Captions as seen in a web media player
Open captions are similar to, and include the same text, as closed captions, but the captions are a permanent part of the video picture, and cannot typically be turned off. Open captions are not decoded by the television set, but are a part of the video information. This typically requires a video editing or encoding program that allows you to overlay titles onto the video. The captions are visible to anybody viewing the video clip and cannot be turned off. This gives you total control over the way the captions appear, but can be very time consuming and expensive to produce. This technique allows for more control over caption location, size, color, font, and timing.
For web video, captions can be open, closed, or both. Closed captions are most common, utilizing functionality within video players and browsers to display closed captions on top of or immediately below the video area.
The most common forms of web multimedia - Flash and HTML5 Video - both support captioning. Older technologies, such a Windows Media Player, QuickTime, and RealPlayer also support captioning.

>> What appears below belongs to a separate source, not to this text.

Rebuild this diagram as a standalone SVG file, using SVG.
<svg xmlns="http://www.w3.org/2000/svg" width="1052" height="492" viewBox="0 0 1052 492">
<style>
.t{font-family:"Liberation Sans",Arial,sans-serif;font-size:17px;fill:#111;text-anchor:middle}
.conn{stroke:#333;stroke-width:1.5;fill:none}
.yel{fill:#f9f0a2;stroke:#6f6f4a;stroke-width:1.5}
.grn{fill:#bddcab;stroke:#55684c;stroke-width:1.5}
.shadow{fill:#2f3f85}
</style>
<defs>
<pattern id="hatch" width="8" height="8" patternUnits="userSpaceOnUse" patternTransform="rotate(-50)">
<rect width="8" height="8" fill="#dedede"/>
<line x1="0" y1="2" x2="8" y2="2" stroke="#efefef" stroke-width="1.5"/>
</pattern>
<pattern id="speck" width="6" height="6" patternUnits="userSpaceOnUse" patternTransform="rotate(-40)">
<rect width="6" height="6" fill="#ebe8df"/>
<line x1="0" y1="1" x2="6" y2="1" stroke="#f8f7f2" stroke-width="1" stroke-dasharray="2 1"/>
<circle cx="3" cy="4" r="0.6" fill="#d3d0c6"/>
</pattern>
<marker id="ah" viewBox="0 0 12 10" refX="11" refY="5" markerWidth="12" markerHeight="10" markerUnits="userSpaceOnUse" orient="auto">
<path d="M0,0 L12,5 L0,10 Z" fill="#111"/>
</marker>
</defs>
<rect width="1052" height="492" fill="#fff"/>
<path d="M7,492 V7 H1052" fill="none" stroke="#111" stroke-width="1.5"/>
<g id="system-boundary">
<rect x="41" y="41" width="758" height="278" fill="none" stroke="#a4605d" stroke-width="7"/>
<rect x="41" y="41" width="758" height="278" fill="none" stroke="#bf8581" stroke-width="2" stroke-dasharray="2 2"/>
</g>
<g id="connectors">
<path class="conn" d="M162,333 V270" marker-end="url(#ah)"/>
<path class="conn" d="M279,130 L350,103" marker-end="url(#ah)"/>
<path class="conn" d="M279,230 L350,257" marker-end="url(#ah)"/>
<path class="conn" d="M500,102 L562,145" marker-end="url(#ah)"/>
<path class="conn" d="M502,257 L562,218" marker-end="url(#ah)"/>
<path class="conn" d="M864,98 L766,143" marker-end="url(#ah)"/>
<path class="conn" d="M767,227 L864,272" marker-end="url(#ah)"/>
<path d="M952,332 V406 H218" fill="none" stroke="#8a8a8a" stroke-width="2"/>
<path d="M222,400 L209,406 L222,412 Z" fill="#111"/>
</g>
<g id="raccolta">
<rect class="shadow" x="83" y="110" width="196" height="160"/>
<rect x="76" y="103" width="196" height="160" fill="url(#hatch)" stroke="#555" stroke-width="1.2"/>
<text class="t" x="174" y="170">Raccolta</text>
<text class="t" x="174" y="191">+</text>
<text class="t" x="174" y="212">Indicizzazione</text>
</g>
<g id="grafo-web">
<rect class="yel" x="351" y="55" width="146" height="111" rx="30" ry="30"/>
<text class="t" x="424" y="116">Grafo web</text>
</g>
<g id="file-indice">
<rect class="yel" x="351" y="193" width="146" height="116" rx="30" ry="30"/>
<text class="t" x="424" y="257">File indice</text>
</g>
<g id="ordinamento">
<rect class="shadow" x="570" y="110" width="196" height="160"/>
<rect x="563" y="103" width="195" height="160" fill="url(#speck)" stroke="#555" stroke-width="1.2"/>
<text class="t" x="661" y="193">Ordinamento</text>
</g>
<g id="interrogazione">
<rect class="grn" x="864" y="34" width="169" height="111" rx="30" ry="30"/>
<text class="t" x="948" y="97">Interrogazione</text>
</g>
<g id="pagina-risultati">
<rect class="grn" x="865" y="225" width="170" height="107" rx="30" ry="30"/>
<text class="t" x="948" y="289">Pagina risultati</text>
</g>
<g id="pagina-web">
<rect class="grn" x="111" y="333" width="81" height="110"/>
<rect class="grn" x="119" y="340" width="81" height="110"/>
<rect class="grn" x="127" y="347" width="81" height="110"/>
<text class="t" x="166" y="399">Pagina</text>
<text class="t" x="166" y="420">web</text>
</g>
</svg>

The formats and techniques for authoring and implementing captions may vary based on the technology used.
Transcripts also provide an important part of making web multimedia content accessible. Transcripts allow anyone that cannot access content from web audio or video to read a text transcript instead. Transcripts do not have to be verbatim accounts of the spoken word in a video. They should contain additional descriptions, explanations, or comments that may be beneficial, such as indications of laughter or an explosion. Transcripts allow deaf/blind users to get content through the use of refreshable Braille and other devices. For most web video, both captions and a text transcript should be provided. For content that is audio only, a transcript will usually suffice.
Transcripts provide a textual version of the content that can be accessed by anyone. They also allow the content of your multimedia to be searchable, both by computers (such as search engines) and by end users. Screen reader users may also prefer the transcript over listening to the audio of the web multimedia. Most proficient screen reader users set their assistive technology to read at a rate much faster than most humans speak. This allows the screen reader user to access the transcript of the video and get the same content in less time than listening to the actual audio content.
In order to be fully accessible to the maximum number of users, web multimedia should include both synchronized captions AND a descriptive transcript.
Audio descriptions are intended for users with visual disabilities. They provide additional information about what is visible on the screen. This allows video content to be accessible to those with visual disabilities. Though not commonly utilized in television and movies, it is gaining in popularity. Audio descriptions are helpful on the web if visual content in web video provides important content not available through the audio alone. An example of audio descriptions for something you have probably seen and heard is found below. Can you visualize what is being described?
Listen to Audio Descriptions in MP3 Format (152KB)
If web video is produced with accessibility in mind, then audio descriptions are often unnecessary, as long as visual elements within the video are described in the audio.
Producing audio descriptions can be expensive and time-consuming. When producing a video for the web, the need for audio descriptions can often be avoided. If the video were displaying a list of five important items, the narrator might say, "As you can see, there are five important points." In this case, audio descriptions would be necessary to provide the visual content to those with visual disabilities who cannot 'see' what the important points are. However, if the narrator says, "There are five important points. They are..." and then reads or describes each of the points, then the visual content is being conveyed through audio and there is no additional need for audio descriptions.